Ultraviolet stimulation of hydrogen peroxide production using aminoindazole, diaminopyridine, and phenylenediamine solid polymer complexes of Zn(II)

Hydrogen peroxide (H2O2) is a valuable chemical commodity whose production relies on expensive and energy intensive methods. If an efficient, sustainable, and inexpensive solar-mediated production method could be developed from the reaction between dioxygen and water then the use of H2O2 as a fuel may be possible and gain acceptance. When concentrated at greater than 10 M, H2O2 possesses a high specific energy, is environmentally clean, and is easily stored. However, the current method of manufacturing H2O2 via the anthraquinone process is environmentally unfriendly making the unexplored nature of its photochemical production at high concentration from solar irradiation of interest.

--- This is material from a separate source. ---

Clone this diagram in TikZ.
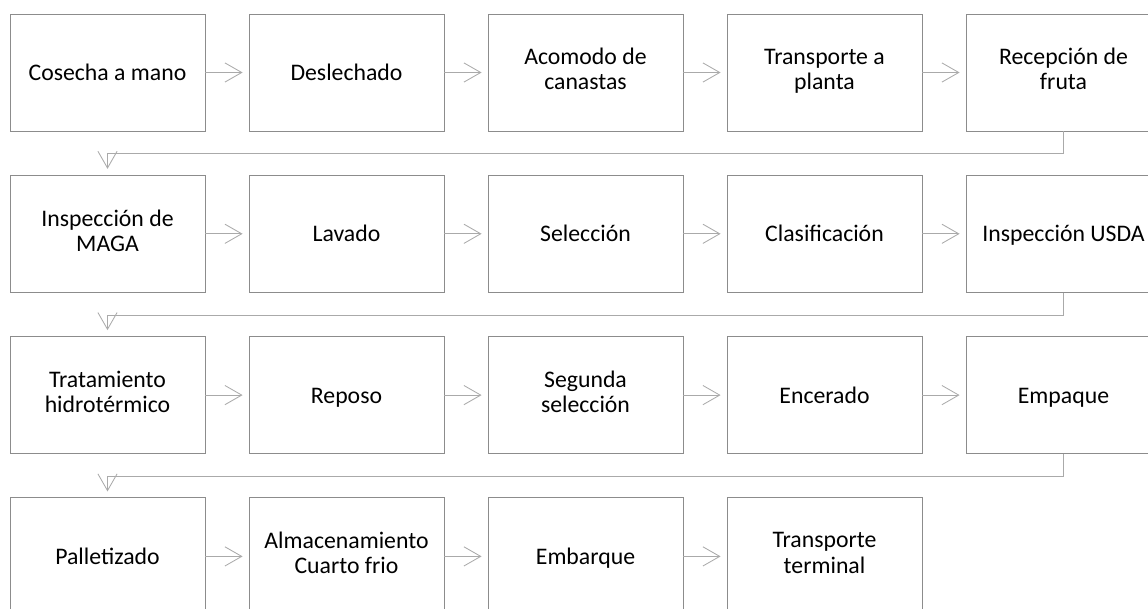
\documentclass[tikz,border=0pt]{standalone}
\usepackage{fontspec}
\setmainfont{Carlito}
\usetikzlibrary{arrows.meta}
\definecolor{boxgray}{RGB}{140,140,140}
\definecolor{linkgray}{RGB}{170,170,170}
\newcommand\vstrut{\rule[-5pt]{0pt}{21.4pt}}

\begin{document}
\begin{tikzpicture}[
    stagebox/.style={draw=boxgray, line width=0.6pt, minimum width=4.875cm,
        minimum height=2.925cm, inner sep=0pt, align=center,
        font=\fontsize{16.9pt}{17.8pt}\selectfont,
        execute at begin node=\vstrut, execute at end node=\vstrut},
    link/.style={draw=linkgray, line width=0.6pt,
        -{Straight Barb[length=0.42cm, width=0.48cm]}, shorten >=0.15cm}
]
\clip (0,0) rectangle (28.7,-15.225);
% first row
\node[stagebox] (cosecha)    at (2.6875,-1.8125)  {Cosecha a mano};
\node[stagebox] (deslechado) at (8.6625,-1.8125)  {Deslechado};
\node[stagebox] (acomodo)    at (14.6375,-1.8125) {Acomodo de\\canastas};
\node[stagebox] (transporte) at (20.6125,-1.8125) {Transporte a\\planta};
\node[stagebox] (recepcion)  at (26.5875,-1.8125) {Recepción de\\fruta};
% second row
\node[stagebox] (inspmaga)   at (2.6875,-5.845)   {Inspección de\\MAGA};
\node[stagebox] (lavado)     at (8.6625,-5.845)   {Lavado};
\node[stagebox] (seleccion)  at (14.6375,-5.845)  {Selección};
\node[stagebox] (clasif)     at (20.6125,-5.845)  {Clasificación};
\node[stagebox] (inspusda)   at (26.5875,-5.845)  {Inspección USDA};
% third row
\node[stagebox] (tratamiento) at (2.6875,-9.8775)  {Tratamiento\\hidrotérmico};
\node[stagebox] (reposo)      at (8.6625,-9.8775)  {Reposo};
\node[stagebox] (segunda)     at (14.6375,-9.8775) {Segunda\\selección};
\node[stagebox] (encerado)    at (20.6125,-9.8775) {Encerado};
\node[stagebox] (empaque)     at (26.5875,-9.8775) {Empaque};
% fourth row
\node[stagebox] (palletizado) at (2.6875,-13.91)  {Palletizado};
\node[stagebox] (almacen)     at (8.6625,-13.91)  {Almacenamiento\\Cuarto frio};
\node[stagebox] (embarque)    at (14.6375,-13.91) {Embarque};
\node[stagebox] (transterm)   at (20.6125,-13.91) {Transporte\\terminal};

\draw[link] (cosecha) -- (deslechado);
\draw[link] (deslechado) -- (acomodo);
\draw[link] (acomodo) -- (transporte);
\draw[link] (transporte) -- (recepcion);
\draw[link] (recepcion.south) -- ++(0,-0.5625) -| (inspmaga.north);
\draw[link] (inspmaga) -- (lavado);
\draw[link] (lavado) -- (seleccion);
\draw[link] (seleccion) -- (clasif);
\draw[link] (clasif) -- (inspusda);
\draw[link] (inspusda.south) -- ++(0,-0.5625) -| (tratamiento.north);
\draw[link] (tratamiento) -- (reposo);
\draw[link] (reposo) -- (segunda);
\draw[link] (segunda) -- (encerado);
\draw[link] (encerado) -- (empaque);
\draw[link] (empaque.south) -- ++(0,-0.5625) -| (palletizado.north);
\draw[link] (palletizado) -- (almacen);
\draw[link] (almacen) -- (embarque);
\draw[link] (embarque) -- (transterm);
\end{tikzpicture}
\end{document}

Towards this end, we studied the concentration and quantum yield of hydrogen peroxide produced in an ultraviolet (UV-B) irradiated environment using solid, Zn(II)-centered, complexes of amino-substituted isomers of indazole, pyridine, and phenylenediamine to catalyze the reaction. Aqueous suspensions in contact with air were exposed to 280–360-nm light from a low-power lamp. Of the ten complexes studied, Zn-5-aminoindazole had the greatest first-day production of 63 mM/day with a 37% quantum yield and p-phenylenediamine (PPAM) showed the greatest long-term stability. Isomeric forms of the catalysts’ organic components (e.g., amino groups) affected H2O2 production. For example, irradiation of diaminopyridine isomers indicated 2,3-diamino and 3,4-diamino structures were the most productive, each generating 32 mM/day H2O2, whereas the 2,5-diamino isomer generated no H2O2. A significant decrease in H2O2 production with time was observed for all but PPAM, suggesting the possibility of a catalyst-poisoning mechanism. We propose a reaction mechanism for H2O2 production based on the stability of the resonance structures of the different isomers.